## INFORMATION SHOWN

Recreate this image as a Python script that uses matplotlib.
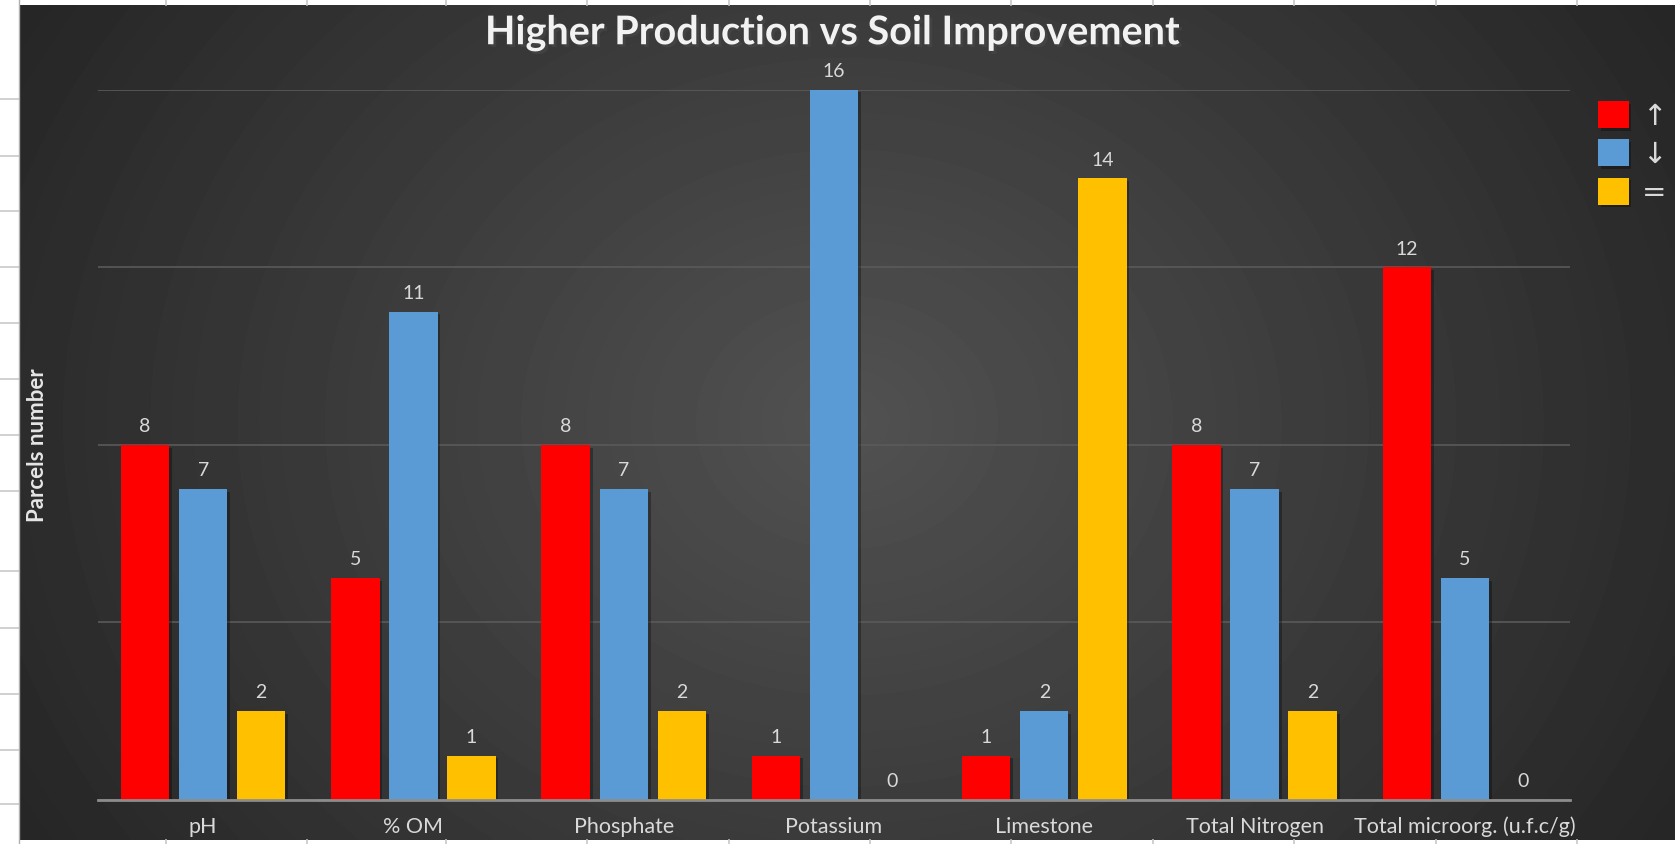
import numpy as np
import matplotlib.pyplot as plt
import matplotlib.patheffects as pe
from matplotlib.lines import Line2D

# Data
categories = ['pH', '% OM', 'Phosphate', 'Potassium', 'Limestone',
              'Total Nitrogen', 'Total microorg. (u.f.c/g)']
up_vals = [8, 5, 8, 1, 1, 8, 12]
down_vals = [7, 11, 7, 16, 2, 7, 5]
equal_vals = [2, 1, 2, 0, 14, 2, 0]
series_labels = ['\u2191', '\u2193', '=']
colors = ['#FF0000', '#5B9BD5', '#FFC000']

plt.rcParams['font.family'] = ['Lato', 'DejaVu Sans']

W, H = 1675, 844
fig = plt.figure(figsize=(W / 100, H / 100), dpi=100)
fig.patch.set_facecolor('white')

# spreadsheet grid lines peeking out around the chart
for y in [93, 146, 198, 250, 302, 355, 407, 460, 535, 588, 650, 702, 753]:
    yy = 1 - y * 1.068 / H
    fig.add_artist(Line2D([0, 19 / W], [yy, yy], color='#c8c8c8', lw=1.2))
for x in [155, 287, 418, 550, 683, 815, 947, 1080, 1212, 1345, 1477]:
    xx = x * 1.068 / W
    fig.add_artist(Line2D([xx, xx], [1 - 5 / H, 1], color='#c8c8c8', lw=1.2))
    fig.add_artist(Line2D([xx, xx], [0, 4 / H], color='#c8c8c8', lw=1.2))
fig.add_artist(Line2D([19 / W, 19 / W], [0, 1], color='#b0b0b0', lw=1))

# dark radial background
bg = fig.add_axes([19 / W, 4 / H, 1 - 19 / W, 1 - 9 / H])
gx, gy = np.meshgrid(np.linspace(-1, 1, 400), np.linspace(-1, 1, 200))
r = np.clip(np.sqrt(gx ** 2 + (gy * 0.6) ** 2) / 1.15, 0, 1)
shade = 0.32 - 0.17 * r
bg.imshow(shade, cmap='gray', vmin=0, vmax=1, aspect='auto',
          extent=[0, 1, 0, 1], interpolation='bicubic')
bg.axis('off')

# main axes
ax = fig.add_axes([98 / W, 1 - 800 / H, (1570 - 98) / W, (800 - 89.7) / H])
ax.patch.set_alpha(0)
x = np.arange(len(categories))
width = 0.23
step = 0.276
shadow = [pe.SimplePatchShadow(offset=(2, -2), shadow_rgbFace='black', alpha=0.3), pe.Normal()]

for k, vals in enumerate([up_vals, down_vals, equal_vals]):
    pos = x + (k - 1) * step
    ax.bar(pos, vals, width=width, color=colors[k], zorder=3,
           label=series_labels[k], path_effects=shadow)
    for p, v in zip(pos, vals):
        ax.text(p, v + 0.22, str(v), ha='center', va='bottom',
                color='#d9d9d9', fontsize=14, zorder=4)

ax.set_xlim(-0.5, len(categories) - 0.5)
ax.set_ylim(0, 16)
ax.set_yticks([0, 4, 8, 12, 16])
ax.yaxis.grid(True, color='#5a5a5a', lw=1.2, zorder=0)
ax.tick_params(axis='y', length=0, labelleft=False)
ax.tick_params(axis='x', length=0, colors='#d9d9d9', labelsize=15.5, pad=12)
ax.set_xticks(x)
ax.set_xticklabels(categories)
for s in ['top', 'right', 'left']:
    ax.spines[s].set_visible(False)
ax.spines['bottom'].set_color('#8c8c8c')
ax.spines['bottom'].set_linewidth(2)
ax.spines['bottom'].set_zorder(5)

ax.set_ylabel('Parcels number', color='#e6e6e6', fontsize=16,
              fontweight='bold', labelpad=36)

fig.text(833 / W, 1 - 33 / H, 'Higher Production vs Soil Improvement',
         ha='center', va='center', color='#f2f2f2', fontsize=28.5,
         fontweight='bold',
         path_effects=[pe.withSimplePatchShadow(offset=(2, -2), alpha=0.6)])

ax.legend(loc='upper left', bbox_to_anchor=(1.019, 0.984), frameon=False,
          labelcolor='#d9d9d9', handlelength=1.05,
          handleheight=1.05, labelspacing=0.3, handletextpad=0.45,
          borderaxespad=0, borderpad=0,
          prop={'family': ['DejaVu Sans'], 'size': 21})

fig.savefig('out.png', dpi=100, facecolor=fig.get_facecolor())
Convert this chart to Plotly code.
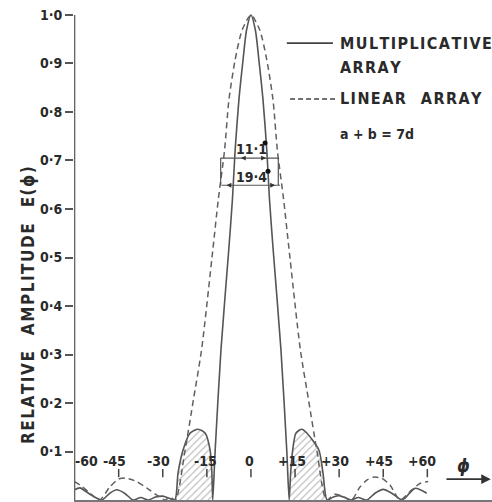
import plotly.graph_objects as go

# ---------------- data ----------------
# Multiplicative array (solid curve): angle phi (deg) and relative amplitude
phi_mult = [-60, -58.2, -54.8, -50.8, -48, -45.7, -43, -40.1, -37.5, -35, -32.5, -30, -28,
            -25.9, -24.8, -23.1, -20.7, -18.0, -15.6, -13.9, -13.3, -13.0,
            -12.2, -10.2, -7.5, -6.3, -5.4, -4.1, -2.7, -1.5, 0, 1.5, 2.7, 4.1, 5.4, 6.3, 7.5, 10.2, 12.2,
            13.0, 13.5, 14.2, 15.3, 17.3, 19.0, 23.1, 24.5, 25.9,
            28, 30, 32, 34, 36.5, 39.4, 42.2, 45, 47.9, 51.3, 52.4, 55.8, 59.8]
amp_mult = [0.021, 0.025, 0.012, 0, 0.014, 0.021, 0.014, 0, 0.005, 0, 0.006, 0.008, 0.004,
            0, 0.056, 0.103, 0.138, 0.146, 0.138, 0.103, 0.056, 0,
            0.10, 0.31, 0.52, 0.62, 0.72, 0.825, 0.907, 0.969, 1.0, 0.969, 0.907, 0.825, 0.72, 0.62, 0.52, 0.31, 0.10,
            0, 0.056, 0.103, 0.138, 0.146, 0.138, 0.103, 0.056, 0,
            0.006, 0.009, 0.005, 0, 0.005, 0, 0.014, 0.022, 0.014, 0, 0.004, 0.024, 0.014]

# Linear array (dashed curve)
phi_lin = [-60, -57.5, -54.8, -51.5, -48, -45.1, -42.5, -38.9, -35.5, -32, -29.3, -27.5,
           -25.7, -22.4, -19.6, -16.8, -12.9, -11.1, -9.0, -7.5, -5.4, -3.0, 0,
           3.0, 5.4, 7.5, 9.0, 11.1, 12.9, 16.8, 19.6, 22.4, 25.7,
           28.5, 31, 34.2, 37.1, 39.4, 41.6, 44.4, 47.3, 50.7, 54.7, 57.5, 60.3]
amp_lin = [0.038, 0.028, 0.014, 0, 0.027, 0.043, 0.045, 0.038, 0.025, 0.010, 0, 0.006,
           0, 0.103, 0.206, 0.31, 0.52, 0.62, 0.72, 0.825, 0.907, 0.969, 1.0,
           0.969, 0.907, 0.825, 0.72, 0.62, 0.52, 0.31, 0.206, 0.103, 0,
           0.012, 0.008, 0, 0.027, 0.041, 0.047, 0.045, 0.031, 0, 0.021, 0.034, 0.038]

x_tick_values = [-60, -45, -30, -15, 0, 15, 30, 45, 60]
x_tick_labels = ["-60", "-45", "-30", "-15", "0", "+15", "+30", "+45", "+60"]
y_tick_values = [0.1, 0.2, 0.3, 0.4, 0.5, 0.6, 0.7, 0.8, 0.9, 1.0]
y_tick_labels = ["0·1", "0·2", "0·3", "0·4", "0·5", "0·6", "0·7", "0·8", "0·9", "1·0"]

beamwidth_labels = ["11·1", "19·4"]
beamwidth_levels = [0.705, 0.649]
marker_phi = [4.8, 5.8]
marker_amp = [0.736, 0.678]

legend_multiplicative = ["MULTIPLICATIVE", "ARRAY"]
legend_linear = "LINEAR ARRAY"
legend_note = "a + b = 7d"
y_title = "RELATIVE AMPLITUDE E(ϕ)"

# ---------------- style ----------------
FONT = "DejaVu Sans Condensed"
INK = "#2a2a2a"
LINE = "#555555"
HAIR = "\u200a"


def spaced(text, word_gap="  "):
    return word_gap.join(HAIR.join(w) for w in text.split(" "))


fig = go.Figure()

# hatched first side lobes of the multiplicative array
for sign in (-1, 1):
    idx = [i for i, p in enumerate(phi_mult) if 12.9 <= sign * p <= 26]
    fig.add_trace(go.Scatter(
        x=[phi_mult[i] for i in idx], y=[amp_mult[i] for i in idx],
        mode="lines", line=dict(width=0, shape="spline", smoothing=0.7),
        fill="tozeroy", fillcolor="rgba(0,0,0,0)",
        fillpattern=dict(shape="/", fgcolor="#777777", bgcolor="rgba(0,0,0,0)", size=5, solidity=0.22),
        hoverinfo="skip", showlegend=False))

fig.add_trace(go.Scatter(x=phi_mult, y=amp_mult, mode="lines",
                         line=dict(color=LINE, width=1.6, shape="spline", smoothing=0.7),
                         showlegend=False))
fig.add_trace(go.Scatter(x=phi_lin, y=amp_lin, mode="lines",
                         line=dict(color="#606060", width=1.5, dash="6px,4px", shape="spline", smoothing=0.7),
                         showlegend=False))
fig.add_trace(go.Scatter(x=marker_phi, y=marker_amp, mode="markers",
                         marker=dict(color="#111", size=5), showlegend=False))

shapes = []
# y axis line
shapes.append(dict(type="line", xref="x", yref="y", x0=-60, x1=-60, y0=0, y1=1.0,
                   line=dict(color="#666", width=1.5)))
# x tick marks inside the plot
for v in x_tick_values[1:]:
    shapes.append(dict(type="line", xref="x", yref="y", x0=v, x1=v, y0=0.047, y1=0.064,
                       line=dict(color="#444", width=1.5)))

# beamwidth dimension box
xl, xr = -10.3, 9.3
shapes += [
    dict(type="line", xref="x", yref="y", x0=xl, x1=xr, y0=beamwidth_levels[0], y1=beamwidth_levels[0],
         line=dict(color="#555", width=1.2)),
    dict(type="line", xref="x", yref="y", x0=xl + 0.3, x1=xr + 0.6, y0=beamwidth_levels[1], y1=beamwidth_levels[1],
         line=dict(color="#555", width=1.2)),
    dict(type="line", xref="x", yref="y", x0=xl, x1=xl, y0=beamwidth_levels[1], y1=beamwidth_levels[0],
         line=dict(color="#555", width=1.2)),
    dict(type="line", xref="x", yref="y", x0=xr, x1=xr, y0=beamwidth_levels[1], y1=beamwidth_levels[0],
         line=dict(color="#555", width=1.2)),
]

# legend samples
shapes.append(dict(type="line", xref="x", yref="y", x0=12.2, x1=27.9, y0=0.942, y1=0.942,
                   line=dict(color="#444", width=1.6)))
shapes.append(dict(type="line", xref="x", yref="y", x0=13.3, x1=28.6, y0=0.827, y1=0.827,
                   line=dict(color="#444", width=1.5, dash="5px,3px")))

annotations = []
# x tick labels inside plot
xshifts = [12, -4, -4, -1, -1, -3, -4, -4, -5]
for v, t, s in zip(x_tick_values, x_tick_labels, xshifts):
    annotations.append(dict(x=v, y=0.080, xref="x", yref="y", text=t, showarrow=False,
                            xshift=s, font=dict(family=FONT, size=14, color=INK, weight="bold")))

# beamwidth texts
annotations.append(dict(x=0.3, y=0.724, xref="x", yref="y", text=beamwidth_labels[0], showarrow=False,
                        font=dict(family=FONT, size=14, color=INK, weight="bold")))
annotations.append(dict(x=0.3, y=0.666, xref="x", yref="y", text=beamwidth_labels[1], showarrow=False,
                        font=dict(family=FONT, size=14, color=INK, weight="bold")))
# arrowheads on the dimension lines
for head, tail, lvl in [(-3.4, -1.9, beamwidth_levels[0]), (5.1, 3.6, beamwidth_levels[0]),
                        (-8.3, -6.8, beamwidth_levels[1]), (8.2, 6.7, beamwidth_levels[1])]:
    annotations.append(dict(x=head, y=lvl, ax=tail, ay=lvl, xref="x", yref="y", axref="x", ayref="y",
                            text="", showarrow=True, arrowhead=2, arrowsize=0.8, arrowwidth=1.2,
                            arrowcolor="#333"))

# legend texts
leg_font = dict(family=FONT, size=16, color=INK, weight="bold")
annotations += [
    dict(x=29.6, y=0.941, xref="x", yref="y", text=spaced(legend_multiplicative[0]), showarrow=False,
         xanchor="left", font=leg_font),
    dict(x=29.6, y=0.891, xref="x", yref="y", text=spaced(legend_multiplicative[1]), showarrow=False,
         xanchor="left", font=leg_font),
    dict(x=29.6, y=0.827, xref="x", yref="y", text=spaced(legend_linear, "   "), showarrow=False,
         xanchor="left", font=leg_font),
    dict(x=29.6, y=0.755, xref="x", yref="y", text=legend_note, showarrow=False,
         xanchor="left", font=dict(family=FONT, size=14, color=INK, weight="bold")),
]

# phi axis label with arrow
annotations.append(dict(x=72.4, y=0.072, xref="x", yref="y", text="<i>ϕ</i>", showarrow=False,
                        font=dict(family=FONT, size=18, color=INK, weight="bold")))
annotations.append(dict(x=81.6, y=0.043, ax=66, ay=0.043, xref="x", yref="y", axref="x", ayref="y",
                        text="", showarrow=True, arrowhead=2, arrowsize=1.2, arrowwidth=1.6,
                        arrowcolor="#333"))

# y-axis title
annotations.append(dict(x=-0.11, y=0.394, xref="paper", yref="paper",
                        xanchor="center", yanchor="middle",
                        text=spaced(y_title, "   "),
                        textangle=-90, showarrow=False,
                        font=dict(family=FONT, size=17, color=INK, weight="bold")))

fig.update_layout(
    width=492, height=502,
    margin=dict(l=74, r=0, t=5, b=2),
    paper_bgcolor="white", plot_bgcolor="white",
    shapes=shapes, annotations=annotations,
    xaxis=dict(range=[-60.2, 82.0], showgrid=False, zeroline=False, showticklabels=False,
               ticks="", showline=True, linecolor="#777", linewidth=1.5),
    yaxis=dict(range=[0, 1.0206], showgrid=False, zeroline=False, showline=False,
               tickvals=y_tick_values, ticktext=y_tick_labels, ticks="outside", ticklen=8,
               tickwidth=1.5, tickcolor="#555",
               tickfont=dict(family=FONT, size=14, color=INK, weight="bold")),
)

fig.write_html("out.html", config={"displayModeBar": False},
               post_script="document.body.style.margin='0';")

## DIRECTIONS FOR THIS TASK
Leave the pictures out and reproduce exactly the lines from the top of the listing above through the line with "from matplotlib.lines import Line2D".

## FULL SOLUTION
Recreate this image as a Python script that uses matplotlib.
import numpy as np
import matplotlib.pyplot as plt
import matplotlib.patheffects as pe
from matplotlib.lines import Line2D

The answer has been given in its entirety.